# Your instructions:
Return the material word for word. Do not include pictures.

# Data rows:
#####

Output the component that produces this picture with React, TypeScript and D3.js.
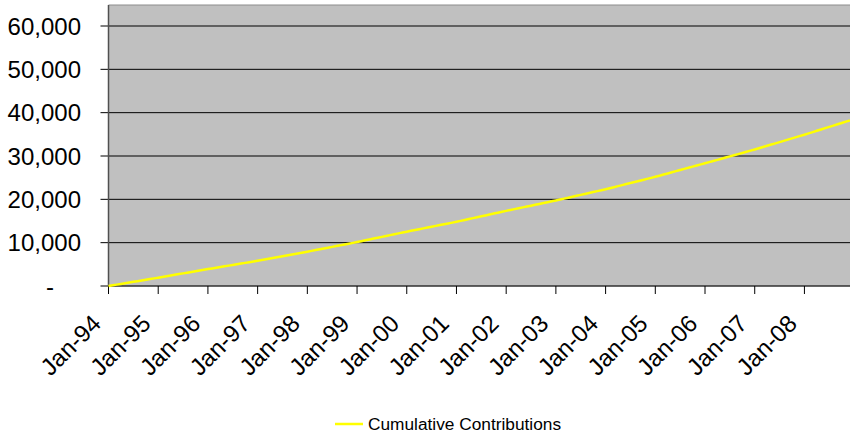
import React from "react";
import * as d3 from "d3";

// Monthly contribution amount paid in each calendar year, 1994–2008
const years = [1994, 1995, 1996, 1997, 1998, 1999, 2000, 2001, 2002, 2003, 2004, 2005, 2006, 2007, 2008];
const monthlyContribution = [160, 165, 160, 175, 185, 200, 190, 210, 200, 215, 240, 260, 265, 285, 300];

// Value axis ticks and category tick labels
const yTicks = [0, 10000, 20000, 30000, 40000, 50000, 60000];
const xTickLabels = ["Jan-94", "Jan-95", "Jan-96", "Jan-97", "Jan-98", "Jan-99", "Jan-00", "Jan-01",
  "Jan-02", "Jan-03", "Jan-04", "Jan-05", "Jan-06", "Jan-07", "Jan-08"];

const seriesName = "Cumulative Contributions";

// Running total at the start of each month, Jan-94 .. Dec-08
const cumulative: number[] = [];
{
  let total = 0;
  years.forEach((_, yi) => {
    for (let m = 0; m < 12; m++) {
      cumulative.push(total);
      total += monthlyContribution[yi];
    }
  });
}

const W = 850;
const H = 437;
const plot = { left: 108.5, right: 850, top: 5, bottom: 286 };
const FONT = "'Liberation Sans', Arial, sans-serif";

export default function App() {
  const x = d3.scaleLinear().domain([0, cumulative.length - 1]).range([plot.left, plot.right]);
  const y = d3.scaleLinear().domain([0, 60000]).range([plot.bottom, 26]);

  const line = d3
    .line<number>()
    .x((_, i) => x(i))
    .y((d) => y(d));

  const fmt = d3.format(",");

  return (
    <svg
      width={W}
      height={H}
      style={{ position: "absolute", left: 0, top: 0, background: "#fff" }}
      fontFamily={FONT}
    >
      {/* plot area */}
      <rect
        x={plot.left}
        y={plot.top}
        width={plot.right - plot.left}
        height={plot.bottom - plot.top}
        fill="#C0C0C0"
      />
      <line x1={plot.left} x2={plot.right} y1={plot.top} y2={plot.top} stroke="#8c8c8c" strokeWidth={1} />

      {/* gridlines, ticks and value labels */}
      {yTicks.map((t) => (
        <g key={t}>
          {t > 0 && (
            <line x1={plot.left} x2={plot.right} y1={y(t)} y2={y(t)} stroke="#000" strokeWidth={1} />
          )}
          <line x1={plot.left - 8} x2={plot.left} y1={y(t)} y2={y(t)} stroke="#000" strokeWidth={1} />
          <text
            x={t === 0 ? 54 : 81}
            y={y(t)}
            dy="0.36em"
            textAnchor="end"
            fontSize={24}
            fill="#000"
          >
            {t === 0 ? "-" : fmt(t)}
          </text>
        </g>
      ))}

      {/* axes */}
      <line x1={plot.left} x2={plot.left} y1={plot.top} y2={plot.bottom} stroke="#505050" strokeWidth={1.5} />
      <line x1={plot.left} x2={plot.right} y1={plot.bottom} y2={plot.bottom} stroke="#303030" strokeWidth={1.5} />

      {/* category ticks and rotated labels */}
      {xTickLabels.map((lab, i) => {
        const tx = x(i * 12);
        return (
          <g key={lab}>
            <line x1={tx} x2={tx} y1={plot.bottom} y2={plot.bottom + 8} stroke="#000" strokeWidth={1} />
            <text
              transform={`translate(${tx - 6},${plot.bottom + 39}) rotate(-45)`}
              textAnchor="end"
              fontSize={24}
              fill="#000"
            >
              {lab}
            </text>
          </g>
        );
      })}

      {/* series */}
      <path d={line(cumulative) ?? ""} fill="none" stroke="#FFFF00" strokeWidth={2.5} />

      {/* legend */}
      <line x1={335} x2={363} y1={424} y2={424} stroke="#FFFF00" strokeWidth={2.5} />
      <text x={368} y={429.5} fontSize={17.3} fill="#000">
        {seriesName}
      </text>
    </svg>
  );
}
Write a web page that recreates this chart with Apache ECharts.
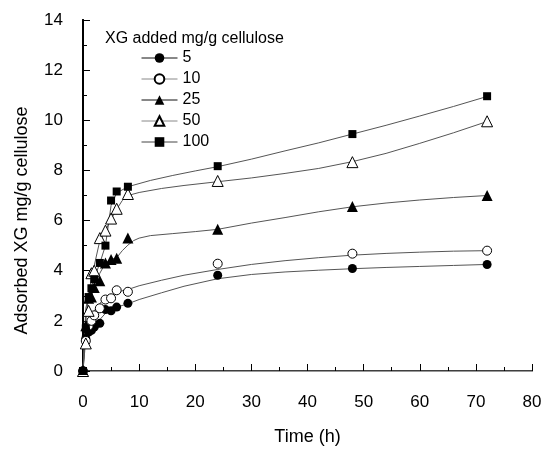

#####

# Completed task:
Output the component that produces this picture with React, TypeScript and D3.js.
import React from "react";
import * as d3 from "d3";

// Monthly contribution amount paid in each calendar year, 1994–2008
const years = [1994, 1995, 1996, 1997, 1998, 1999, 2000, 2001, 2002, 2003, 2004, 2005, 2006, 2007, 2008];
const monthlyContribution = [160, 165, 160, 175, 185, 200, 190, 210, 200, 215, 240, 260, 265, 285, 300];

// Value axis ticks and category tick labels
const yTicks = [0, 10000, 20000, 30000, 40000, 50000, 60000];
const xTickLabels = ["Jan-94", "Jan-95", "Jan-96", "Jan-97", "Jan-98", "Jan-99", "Jan-00", "Jan-01",
  "Jan-02", "Jan-03", "Jan-04", "Jan-05", "Jan-06", "Jan-07", "Jan-08"];

const seriesName = "Cumulative Contributions";

// Running total at the start of each month, Jan-94 .. Dec-08
const cumulative: number[] = [];
{
  let total = 0;
  years.forEach((_, yi) => {
    for (let m = 0; m < 12; m++) {
      cumulative.push(total);
      total += monthlyContribution[yi];
    }
  });
}

const W = 850;
const H = 437;
const plot = { left: 108.5, right: 850, top: 5, bottom: 286 };
const FONT = "'Liberation Sans', Arial, sans-serif";

export default function App() {
  const x = d3.scaleLinear().domain([0, cumulative.length - 1]).range([plot.left, plot.right]);
  const y = d3.scaleLinear().domain([0, 60000]).range([plot.bottom, 26]);

  const line = d3
    .line<number>()
    .x((_, i) => x(i))
    .y((d) => y(d));

  const fmt = d3.format(",");

  return (
    <svg
      width={W}
      height={H}
      style={{ position: "absolute", left: 0, top: 0, background: "#fff" }}
      fontFamily={FONT}
    >
      {/* plot area */}
      <rect
        x={plot.left}
        y={plot.top}
        width={plot.right - plot.left}
        height={plot.bottom - plot.top}
        fill="#C0C0C0"
      />
      <line x1={plot.left} x2={plot.right} y1={plot.top} y2={plot.top} stroke="#8c8c8c" strokeWidth={1} />

      {/* gridlines, ticks and value labels */}
      {yTicks.map((t) => (
        <g key={t}>
          {t > 0 && (
            <line x1={plot.left} x2={plot.right} y1={y(t)} y2={y(t)} stroke="#000" strokeWidth={1} />
          )}
          <line x1={plot.left - 8} x2={plot.left} y1={y(t)} y2={y(t)} stroke="#000" strokeWidth={1} />
          <text
            x={t === 0 ? 54 : 81}
            y={y(t)}
            dy="0.36em"
            textAnchor="end"
            fontSize={24}
            fill="#000"
          >
            {t === 0 ? "-" : fmt(t)}
          </text>
        </g>
      ))}

      {/* axes */}
      <line x1={plot.left} x2={plot.left} y1={plot.top} y2={plot.bottom} stroke="#505050" strokeWidth={1.5} />
      <line x1={plot.left} x2={plot.right} y1={plot.bottom} y2={plot.bottom} stroke="#303030" strokeWidth={1.5} />

      {/* category ticks and rotated labels */}
      {xTickLabels.map((lab, i) => {
        const tx = x(i * 12);
        return (
          <g key={lab}>
            <line x1={tx} x2={tx} y1={plot.bottom} y2={plot.bottom + 8} stroke="#000" strokeWidth={1} />
            <text
              transform={`translate(${tx - 6},${plot.bottom + 39}) rotate(-45)`}
              textAnchor="end"
              fontSize={24}
              fill="#000"
            >
              {lab}
            </text>
          </g>
        );
      })}

      {/* series */}
      <path d={line(cumulative) ?? ""} fill="none" stroke="#FFFF00" strokeWidth={2.5} />

      {/* legend */}
      <line x1={335} x2={363} y1={424} y2={424} stroke="#FFFF00" strokeWidth={2.5} />
      <text x={368} y={429.5} fontSize={17.3} fill="#000">
        {seriesName}
      </text>
    </svg>
  );
}
Write a web page that recreates this chart with Apache ECharts.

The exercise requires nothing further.